**EXERCISE PROMPT**
Set the listing down unchanged, minus every embedded image.

**INFORMATION SUPPLIED**

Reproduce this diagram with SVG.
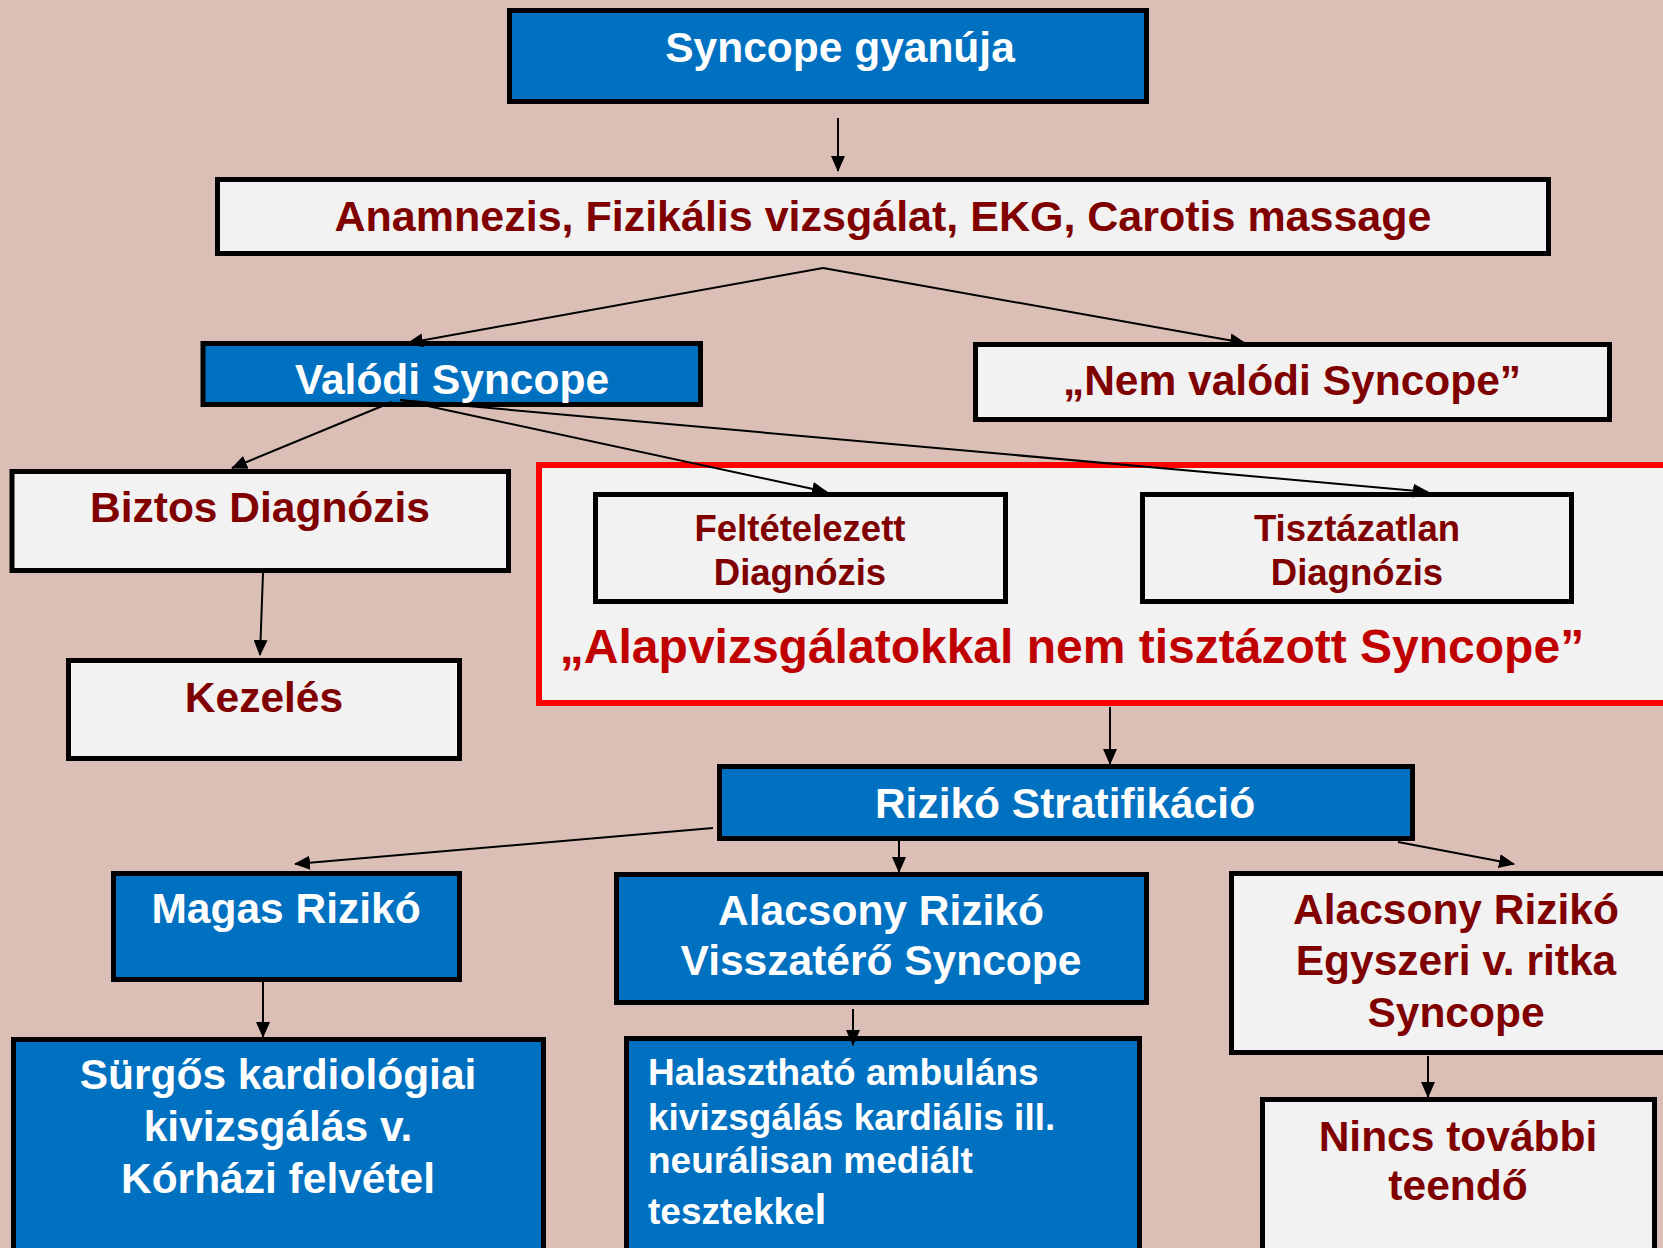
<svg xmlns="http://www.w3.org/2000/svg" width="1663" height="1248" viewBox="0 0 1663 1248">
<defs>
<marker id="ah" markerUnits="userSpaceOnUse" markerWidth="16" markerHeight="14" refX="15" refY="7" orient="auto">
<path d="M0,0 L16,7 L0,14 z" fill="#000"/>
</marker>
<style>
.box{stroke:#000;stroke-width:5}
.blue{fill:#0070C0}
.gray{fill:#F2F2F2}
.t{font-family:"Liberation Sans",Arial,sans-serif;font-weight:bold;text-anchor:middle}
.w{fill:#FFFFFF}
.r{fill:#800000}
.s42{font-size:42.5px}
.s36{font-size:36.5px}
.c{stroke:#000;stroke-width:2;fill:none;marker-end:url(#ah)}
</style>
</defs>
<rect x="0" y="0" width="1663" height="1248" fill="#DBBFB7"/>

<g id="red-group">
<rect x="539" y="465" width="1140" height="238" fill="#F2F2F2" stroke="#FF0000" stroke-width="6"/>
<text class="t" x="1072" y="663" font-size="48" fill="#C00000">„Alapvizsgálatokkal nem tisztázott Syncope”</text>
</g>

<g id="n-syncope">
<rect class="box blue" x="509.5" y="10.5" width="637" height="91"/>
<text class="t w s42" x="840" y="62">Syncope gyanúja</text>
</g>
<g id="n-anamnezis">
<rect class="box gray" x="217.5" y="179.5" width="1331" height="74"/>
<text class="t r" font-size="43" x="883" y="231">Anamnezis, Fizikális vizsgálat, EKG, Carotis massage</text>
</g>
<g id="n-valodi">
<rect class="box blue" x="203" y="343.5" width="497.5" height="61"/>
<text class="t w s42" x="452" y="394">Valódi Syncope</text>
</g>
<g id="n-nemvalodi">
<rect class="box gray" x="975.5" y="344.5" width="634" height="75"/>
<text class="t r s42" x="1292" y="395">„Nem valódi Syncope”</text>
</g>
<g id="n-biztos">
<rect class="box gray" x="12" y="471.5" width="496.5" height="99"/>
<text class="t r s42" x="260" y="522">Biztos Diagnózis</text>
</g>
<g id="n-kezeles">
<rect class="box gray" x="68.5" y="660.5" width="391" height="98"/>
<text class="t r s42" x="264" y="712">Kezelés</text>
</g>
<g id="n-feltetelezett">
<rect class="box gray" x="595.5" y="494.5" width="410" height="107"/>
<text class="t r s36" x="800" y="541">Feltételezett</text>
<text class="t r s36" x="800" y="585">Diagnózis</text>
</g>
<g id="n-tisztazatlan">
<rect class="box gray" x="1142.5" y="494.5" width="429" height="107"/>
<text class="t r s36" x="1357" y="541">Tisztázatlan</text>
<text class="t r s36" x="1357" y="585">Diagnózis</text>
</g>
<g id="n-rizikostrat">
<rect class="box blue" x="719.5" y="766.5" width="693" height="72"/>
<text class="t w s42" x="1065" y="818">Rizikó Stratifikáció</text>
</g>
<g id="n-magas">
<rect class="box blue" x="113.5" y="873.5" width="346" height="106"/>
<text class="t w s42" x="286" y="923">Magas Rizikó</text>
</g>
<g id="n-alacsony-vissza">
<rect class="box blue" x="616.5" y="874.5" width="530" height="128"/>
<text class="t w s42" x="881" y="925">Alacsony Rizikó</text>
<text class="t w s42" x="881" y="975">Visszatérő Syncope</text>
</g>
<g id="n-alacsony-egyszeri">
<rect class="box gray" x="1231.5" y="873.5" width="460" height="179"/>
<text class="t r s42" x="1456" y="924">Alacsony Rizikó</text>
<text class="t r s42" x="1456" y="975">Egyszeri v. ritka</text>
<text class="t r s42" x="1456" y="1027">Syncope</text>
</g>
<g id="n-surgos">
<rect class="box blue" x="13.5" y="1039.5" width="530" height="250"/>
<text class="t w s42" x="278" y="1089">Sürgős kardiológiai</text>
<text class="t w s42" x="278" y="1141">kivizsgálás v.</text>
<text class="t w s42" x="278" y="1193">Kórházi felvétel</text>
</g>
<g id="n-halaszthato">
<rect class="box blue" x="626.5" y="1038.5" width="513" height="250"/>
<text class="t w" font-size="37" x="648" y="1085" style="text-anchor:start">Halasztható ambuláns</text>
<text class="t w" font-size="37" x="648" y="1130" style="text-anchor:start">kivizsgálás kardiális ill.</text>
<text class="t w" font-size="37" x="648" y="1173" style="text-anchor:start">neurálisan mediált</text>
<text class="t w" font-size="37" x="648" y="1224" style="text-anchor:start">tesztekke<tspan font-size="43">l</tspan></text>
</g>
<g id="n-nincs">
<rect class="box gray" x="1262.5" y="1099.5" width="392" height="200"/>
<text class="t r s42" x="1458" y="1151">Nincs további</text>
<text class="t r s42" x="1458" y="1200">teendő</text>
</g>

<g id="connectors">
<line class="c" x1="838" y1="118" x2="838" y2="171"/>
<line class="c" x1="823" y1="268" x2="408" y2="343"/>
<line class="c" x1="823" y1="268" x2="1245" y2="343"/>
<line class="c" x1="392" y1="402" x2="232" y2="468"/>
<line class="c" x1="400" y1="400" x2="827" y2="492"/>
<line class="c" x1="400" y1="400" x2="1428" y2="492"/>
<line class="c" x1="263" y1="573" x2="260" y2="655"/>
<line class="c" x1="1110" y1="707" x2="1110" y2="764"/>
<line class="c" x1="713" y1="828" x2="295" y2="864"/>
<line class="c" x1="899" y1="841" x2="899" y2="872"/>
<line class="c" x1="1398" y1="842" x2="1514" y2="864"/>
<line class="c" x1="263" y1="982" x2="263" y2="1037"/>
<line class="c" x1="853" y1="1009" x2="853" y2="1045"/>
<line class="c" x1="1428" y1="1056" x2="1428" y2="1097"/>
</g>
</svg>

**EXERCISE RESULT**
Reproduce this diagram with SVG.
<svg xmlns="http://www.w3.org/2000/svg" width="1663" height="1248" viewBox="0 0 1663 1248">
<defs>
<marker id="ah" markerUnits="userSpaceOnUse" markerWidth="16" markerHeight="14" refX="15" refY="7" orient="auto">
<path d="M0,0 L16,7 L0,14 z" fill="#000"/>
</marker>
<style>
.box{stroke:#000;stroke-width:5}
.blue{fill:#0070C0}
.gray{fill:#F2F2F2}
.t{font-family:"Liberation Sans",Arial,sans-serif;font-weight:bold;text-anchor:middle}
.w{fill:#FFFFFF}
.r{fill:#800000}
.s42{font-size:42.5px}
.s36{font-size:36.5px}
.c{stroke:#000;stroke-width:2;fill:none;marker-end:url(#ah)}
</style>
</defs>
<rect x="0" y="0" width="1663" height="1248" fill="#DBBFB7"/>

<g id="red-group">
<rect x="539" y="465" width="1140" height="238" fill="#F2F2F2" stroke="#FF0000" stroke-width="6"/>
<text class="t" x="1072" y="663" font-size="48" fill="#C00000">„Alapvizsgálatokkal nem tisztázott Syncope”</text>
</g>

<g id="n-syncope">
<rect class="box blue" x="509.5" y="10.5" width="637" height="91"/>
<text class="t w s42" x="840" y="62">Syncope gyanúja</text>
</g>
<g id="n-anamnezis">
<rect class="box gray" x="217.5" y="179.5" width="1331" height="74"/>
<text class="t r" font-size="43" x="883" y="231">Anamnezis, Fizikális vizsgálat, EKG, Carotis massage</text>
</g>
<g id="n-valodi">
<rect class="box blue" x="203" y="343.5" width="497.5" height="61"/>
<text class="t w s42" x="452" y="394">Valódi Syncope</text>
</g>
<g id="n-nemvalodi">
<rect class="box gray" x="975.5" y="344.5" width="634" height="75"/>
<text class="t r s42" x="1292" y="395">„Nem valódi Syncope”</text>
</g>
<g id="n-biztos">
<rect class="box gray" x="12" y="471.5" width="496.5" height="99"/>
<text class="t r s42" x="260" y="522">Biztos Diagnózis</text>
</g>
<g id="n-kezeles">
<rect class="box gray" x="68.5" y="660.5" width="391" height="98"/>
<text class="t r s42" x="264" y="712">Kezelés</text>
</g>
<g id="n-feltetelezett">
<rect class="box gray" x="595.5" y="494.5" width="410" height="107"/>
<text class="t r s36" x="800" y="541">Feltételezett</text>
<text class="t r s36" x="800" y="585">Diagnózis</text>
</g>
<g id="n-tisztazatlan">
<rect class="box gray" x="1142.5" y="494.5" width="429" height="107"/>
<text class="t r s36" x="1357" y="541">Tisztázatlan</text>
<text class="t r s36" x="1357" y="585">Diagnózis</text>
</g>
<g id="n-rizikostrat">
<rect class="box blue" x="719.5" y="766.5" width="693" height="72"/>
<text class="t w s42" x="1065" y="818">Rizikó Stratifikáció</text>
</g>
<g id="n-magas">
<rect class="box blue" x="113.5" y="873.5" width="346" height="106"/>
<text class="t w s42" x="286" y="923">Magas Rizikó</text>
</g>
<g id="n-alacsony-vissza">
<rect class="box blue" x="616.5" y="874.5" width="530" height="128"/>
<text class="t w s42" x="881" y="925">Alacsony Rizikó</text>
<text class="t w s42" x="881" y="975">Visszatérő Syncope</text>
</g>
<g id="n-alacsony-egyszeri">
<rect class="box gray" x="1231.5" y="873.5" width="460" height="179"/>
<text class="t r s42" x="1456" y="924">Alacsony Rizikó</text>
<text class="t r s42" x="1456" y="975">Egyszeri v. ritka</text>
<text class="t r s42" x="1456" y="1027">Syncope</text>
</g>
<g id="n-surgos">
<rect class="box blue" x="13.5" y="1039.5" width="530" height="250"/>
<text class="t w s42" x="278" y="1089">Sürgős kardiológiai</text>
<text class="t w s42" x="278" y="1141">kivizsgálás v.</text>
<text class="t w s42" x="278" y="1193">Kórházi felvétel</text>
</g>
<g id="n-halaszthato">
<rect class="box blue" x="626.5" y="1038.5" width="513" height="250"/>
<text class="t w" font-size="37" x="648" y="1085" style="text-anchor:start">Halasztható ambuláns</text>
<text class="t w" font-size="37" x="648" y="1130" style="text-anchor:start">kivizsgálás kardiális ill.</text>
<text class="t w" font-size="37" x="648" y="1173" style="text-anchor:start">neurálisan mediált</text>
<text class="t w" font-size="37" x="648" y="1224" style="text-anchor:start">tesztekke<tspan font-size="43">l</tspan></text>
</g>
<g id="n-nincs">
<rect class="box gray" x="1262.5" y="1099.5" width="392" height="200"/>
<text class="t r s42" x="1458" y="1151">Nincs további</text>
<text class="t r s42" x="1458" y="1200">teendő</text>
</g>

<g id="connectors">
<line class="c" x1="838" y1="118" x2="838" y2="171"/>
<line class="c" x1="823" y1="268" x2="408" y2="343"/>
<line class="c" x1="823" y1="268" x2="1245" y2="343"/>
<line class="c" x1="392" y1="402" x2="232" y2="468"/>
<line class="c" x1="400" y1="400" x2="827" y2="492"/>
<line class="c" x1="400" y1="400" x2="1428" y2="492"/>
<line class="c" x1="263" y1="573" x2="260" y2="655"/>
<line class="c" x1="1110" y1="707" x2="1110" y2="764"/>
<line class="c" x1="713" y1="828" x2="295" y2="864"/>
<line class="c" x1="899" y1="841" x2="899" y2="872"/>
<line class="c" x1="1398" y1="842" x2="1514" y2="864"/>
<line class="c" x1="263" y1="982" x2="263" y2="1037"/>
<line class="c" x1="853" y1="1009" x2="853" y2="1045"/>
<line class="c" x1="1428" y1="1056" x2="1428" y2="1097"/>
</g>
</svg>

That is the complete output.